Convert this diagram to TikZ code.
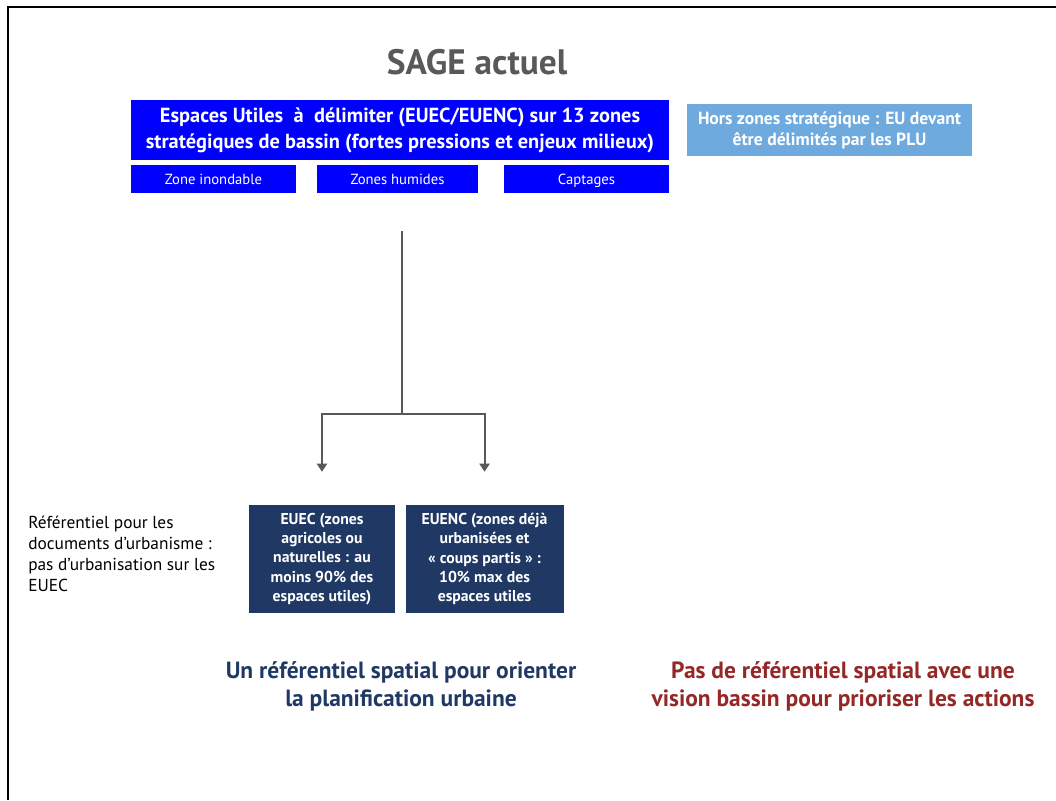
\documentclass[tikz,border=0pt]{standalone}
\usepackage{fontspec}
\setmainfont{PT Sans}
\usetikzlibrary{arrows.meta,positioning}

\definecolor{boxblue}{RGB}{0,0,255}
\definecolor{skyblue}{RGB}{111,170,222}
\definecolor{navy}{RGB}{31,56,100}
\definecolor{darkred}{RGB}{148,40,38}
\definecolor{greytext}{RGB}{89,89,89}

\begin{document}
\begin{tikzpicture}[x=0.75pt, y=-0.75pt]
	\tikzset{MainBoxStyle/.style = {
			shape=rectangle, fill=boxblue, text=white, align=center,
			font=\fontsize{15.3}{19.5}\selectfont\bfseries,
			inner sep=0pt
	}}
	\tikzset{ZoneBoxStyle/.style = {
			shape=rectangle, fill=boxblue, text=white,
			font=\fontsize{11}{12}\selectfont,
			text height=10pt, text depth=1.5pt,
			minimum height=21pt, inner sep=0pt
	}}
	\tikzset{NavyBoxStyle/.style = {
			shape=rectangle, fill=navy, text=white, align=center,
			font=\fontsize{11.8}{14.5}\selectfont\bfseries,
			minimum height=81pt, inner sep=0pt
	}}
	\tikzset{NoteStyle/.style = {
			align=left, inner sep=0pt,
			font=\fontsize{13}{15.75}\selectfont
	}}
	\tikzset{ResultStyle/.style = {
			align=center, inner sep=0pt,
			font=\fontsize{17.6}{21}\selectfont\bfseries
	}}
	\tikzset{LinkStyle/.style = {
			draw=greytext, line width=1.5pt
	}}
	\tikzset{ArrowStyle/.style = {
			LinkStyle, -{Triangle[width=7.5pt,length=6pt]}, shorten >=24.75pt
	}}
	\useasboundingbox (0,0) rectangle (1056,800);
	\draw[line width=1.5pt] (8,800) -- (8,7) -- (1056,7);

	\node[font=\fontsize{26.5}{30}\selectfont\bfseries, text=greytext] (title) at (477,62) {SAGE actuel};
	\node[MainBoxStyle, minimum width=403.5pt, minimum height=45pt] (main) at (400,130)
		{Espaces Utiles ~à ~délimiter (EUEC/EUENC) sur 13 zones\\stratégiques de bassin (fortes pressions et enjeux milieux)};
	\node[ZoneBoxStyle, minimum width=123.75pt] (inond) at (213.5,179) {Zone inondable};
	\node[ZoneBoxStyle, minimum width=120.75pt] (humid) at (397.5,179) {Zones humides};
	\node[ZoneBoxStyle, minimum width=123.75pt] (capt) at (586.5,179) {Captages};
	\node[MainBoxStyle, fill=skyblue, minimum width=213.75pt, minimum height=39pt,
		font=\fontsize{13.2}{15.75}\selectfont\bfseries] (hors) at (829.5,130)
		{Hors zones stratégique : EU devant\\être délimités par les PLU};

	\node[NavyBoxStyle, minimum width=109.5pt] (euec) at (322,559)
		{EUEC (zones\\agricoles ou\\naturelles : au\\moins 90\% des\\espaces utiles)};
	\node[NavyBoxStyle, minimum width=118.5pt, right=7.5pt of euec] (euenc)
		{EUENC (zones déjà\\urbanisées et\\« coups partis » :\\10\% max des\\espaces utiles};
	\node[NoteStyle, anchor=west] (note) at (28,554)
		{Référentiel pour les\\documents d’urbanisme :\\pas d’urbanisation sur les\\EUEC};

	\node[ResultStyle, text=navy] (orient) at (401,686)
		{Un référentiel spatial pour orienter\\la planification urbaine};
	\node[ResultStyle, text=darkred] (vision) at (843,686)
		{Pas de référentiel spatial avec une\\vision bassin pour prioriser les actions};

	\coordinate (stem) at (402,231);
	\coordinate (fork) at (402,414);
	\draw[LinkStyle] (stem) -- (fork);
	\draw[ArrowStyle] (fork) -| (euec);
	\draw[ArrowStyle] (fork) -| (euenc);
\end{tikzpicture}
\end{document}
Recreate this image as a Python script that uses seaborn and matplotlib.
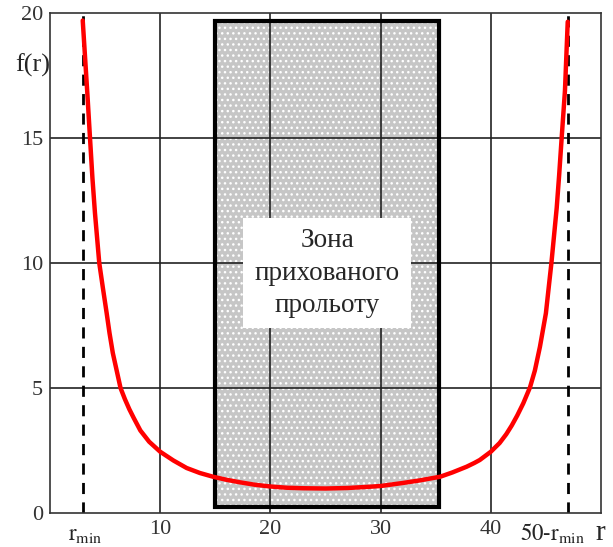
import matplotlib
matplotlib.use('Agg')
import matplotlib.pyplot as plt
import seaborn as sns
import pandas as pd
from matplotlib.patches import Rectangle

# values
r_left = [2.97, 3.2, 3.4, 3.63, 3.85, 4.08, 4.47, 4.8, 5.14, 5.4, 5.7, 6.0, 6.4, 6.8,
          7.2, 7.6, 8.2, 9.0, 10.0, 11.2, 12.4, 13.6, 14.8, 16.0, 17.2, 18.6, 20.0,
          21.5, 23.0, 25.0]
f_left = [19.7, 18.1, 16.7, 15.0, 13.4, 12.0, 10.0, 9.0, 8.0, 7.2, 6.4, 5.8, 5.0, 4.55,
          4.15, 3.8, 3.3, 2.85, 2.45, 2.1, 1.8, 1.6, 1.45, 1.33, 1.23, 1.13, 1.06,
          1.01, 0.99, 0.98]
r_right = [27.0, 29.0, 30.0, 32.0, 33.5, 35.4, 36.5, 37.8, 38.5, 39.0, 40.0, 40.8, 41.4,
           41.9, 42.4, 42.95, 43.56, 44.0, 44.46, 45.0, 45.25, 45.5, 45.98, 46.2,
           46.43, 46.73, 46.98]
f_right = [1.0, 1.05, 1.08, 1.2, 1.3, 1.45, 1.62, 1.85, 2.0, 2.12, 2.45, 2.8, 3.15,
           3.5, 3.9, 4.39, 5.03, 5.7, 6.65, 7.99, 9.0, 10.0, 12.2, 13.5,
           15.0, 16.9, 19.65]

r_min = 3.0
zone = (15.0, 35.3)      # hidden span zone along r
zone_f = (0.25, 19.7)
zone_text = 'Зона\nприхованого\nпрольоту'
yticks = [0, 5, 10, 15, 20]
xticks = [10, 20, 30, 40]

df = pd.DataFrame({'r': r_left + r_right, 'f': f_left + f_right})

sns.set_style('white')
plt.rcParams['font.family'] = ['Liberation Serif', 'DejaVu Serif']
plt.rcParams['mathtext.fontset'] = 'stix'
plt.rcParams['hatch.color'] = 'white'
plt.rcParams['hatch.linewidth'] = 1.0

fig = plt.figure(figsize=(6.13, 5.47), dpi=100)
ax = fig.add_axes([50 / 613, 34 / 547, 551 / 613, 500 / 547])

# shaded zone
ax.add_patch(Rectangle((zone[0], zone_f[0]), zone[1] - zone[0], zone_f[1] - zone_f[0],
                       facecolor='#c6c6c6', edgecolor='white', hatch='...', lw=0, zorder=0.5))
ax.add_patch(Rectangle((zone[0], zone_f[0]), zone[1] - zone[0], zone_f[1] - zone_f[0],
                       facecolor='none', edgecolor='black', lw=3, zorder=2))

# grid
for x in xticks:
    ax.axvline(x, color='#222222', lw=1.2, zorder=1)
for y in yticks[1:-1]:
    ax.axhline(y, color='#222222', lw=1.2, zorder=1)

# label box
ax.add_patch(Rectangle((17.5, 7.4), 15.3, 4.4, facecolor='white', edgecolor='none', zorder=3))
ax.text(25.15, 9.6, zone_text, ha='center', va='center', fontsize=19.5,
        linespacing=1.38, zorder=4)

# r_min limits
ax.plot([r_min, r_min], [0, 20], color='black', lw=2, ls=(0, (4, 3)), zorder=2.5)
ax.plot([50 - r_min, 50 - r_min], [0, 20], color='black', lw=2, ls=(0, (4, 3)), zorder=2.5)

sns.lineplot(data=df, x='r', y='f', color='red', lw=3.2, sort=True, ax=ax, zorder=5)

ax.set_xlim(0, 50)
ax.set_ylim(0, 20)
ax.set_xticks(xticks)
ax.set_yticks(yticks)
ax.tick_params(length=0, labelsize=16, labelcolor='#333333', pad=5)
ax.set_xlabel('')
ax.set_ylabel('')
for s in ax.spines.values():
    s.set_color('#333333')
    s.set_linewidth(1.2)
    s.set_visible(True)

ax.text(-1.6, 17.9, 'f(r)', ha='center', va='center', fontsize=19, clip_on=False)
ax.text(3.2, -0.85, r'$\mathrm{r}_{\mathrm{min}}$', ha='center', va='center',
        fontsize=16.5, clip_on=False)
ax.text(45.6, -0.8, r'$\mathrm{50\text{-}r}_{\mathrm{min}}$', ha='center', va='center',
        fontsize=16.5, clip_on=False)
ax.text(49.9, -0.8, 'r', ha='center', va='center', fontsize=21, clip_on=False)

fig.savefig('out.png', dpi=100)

[The exercise] Write down exactly what the lines above say, from the line holding "Recreate this image" through the line holding "from matplotlib.patches import Rectangle", and nothing more. Do not copy the pictures.

[Result]
Recreate this image as a Python script that uses seaborn and matplotlib.
import matplotlib
matplotlib.use('Agg')
import matplotlib.pyplot as plt
import seaborn as sns
import pandas as pd
from matplotlib.patches import Rectangle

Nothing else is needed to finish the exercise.